The Writing Traveler: What are the Mysterious Lights above Marfa?
November 15, 2021
Caleb Pirtle III

No one has ever explained the unearthly Marfa lights. They light up and run across the mountains like a grass fire.
The truck driver saw no reason to be frightened. He didn’t believe what he had seen with his own eyes anyway. He poured down a cup of coffee and ordered another, then bought a pack of cigarettes even though he had never smoked before.
“Make the coffee a little stronger this time,” he told the waitress. “I want to taste the grounds.”
“You must have seen the lights,” voiced the Red Ball trucker from the far corner of the little all-night diner.
“Yeah.”
“Where?”
“I was headed up Highway Sixty-seven, coming out of Presidio.”
The Red Ball trucker nodded. “Maybe, it was a plane.”
“It was flying too damn low,” snapped the driver, who saw no reason to be scared. He sipped on the coffee and chewed on the grounds.
“Maybe it wasn’t flyin’ at all.”

The truck driver knew he didn’t believe his own eyes, and now he wasn’t believing what he was hearing either. He frowned, stuck a cigarette with trembling fingers into his mouth, and struck a match. A gust of hot wind ripped through the front door. The match went out.
“Back in World War number two,” said the Red Ball trucker, “the army had an airbase out just east of Marfa. A bomber took off on a training mission one day and never returned.”
He paused. The truck driver reached for another match.
“Some people think those lights out there in the Chinati Mountains are the lights of that bomber still tryin’ to find its way back home,” the Red Ball trucker concluded, his words as emotionless as the clock behind the counter. The clock had struck ten-fourteen years ago and stopped. Time doesn’t mean a lot in Marfa, Texas.
The bomber may still be missing. But the lights, I’m told, were disturbing the holy peace of Marfa long before the army flew into those sun-blistered plains in the first place. They dance in the midnight shadows of the mountains, sometimes white, sometimes blue, sometimes orange. They confuse. They taunt. They are restless, wandering from the Chinatis to the Cienegas to the Dead Horse Mountains.
“They look like headlights in the sky,” some say.
“The old-time cowboys thought they were a rustler’s campfire.”
“They flare with the intensity of fire.”
“They’re dull.”
“They look like an electric light behind frosted glass.”
“They’re just weird,” said Haillie Stillwell, a former justice of the peace in Alpine. “The first time I saw them they scared me to death. They light up and run across the mountains kind of like a grass fire.”

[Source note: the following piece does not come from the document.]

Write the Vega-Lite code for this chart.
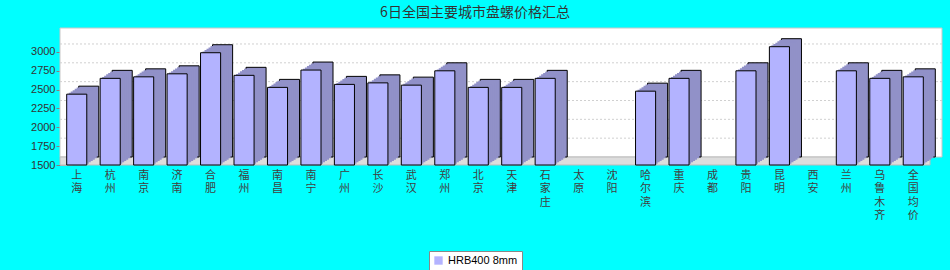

No one has ever explained the unearthly Marfa lights. Rumor tries. Rumor doesn’t have a clue. Those dashing, daring young pilots who trained at the airbase during World War number two did their best to chase the lights down. Fritz Kahl recalled, “I could see them from my plane, a low glow, yellow and red, from the air. They moved around, but they didn’t move a great distance. They don’t chase you, and they’re nothing to be scared of. Maybe the lights are a low-grade form of St. Elmo’s fire or static electricity. I only know that when you approach one of the lights, it disappears. It’s a lot like trying to catch a rainbow.”
Fritz Kahl never caught them. Some pilots would fly over the lights and drop sacks of flour. Later, when daylight covered the land, they found only busted sacks of flour, no trace of the lights at all. Around Marfa, you still hear the hushed tales of tragedy that many believe, although none can really prove. It all happened so many years ago. Records were classified and simply filed away or thrown away. “Two soldiers went out in a Jeep to try and track the lights down,” I am told, “and they vanished right off the face of the earth. All that was ever found of them was a single wrinkled sock.”‘
According to rumors, passed along like gossip and gospel, two other soldiers grabbed a Jeep and headed out into the Chinati Mountains one night. Their spotter told them by radio, “You’re sittin’ right on top of the lights.”
“We don’t see a thing.”
There was a crackle of static, and the radio went dead. The soldiers were found in a smoldering Jeep, burned and scorched beyond recognition.
Another old-timer swore, “Two government scientists stumbled upon the lights. Later, when the government finally found them, they were sitting out beside their Jeep, and their Jeep was burned to a crisp.”
“What did they say about the lights?”
“Nothing.” He paused. “Those scientists never said nothing again,” he said. “At least they didn’t say nothin’ that made sense to anybody.”
“What happened?”
“They were stark raving mad and was cooped up in a sanitarium the last time I heard anything about them.”
“What did the government report on them?”
“The government don’t admit they ever even existed. They just shut up about it and they stayed shut up. I guess there are some things that it’s best to keep shut up about.”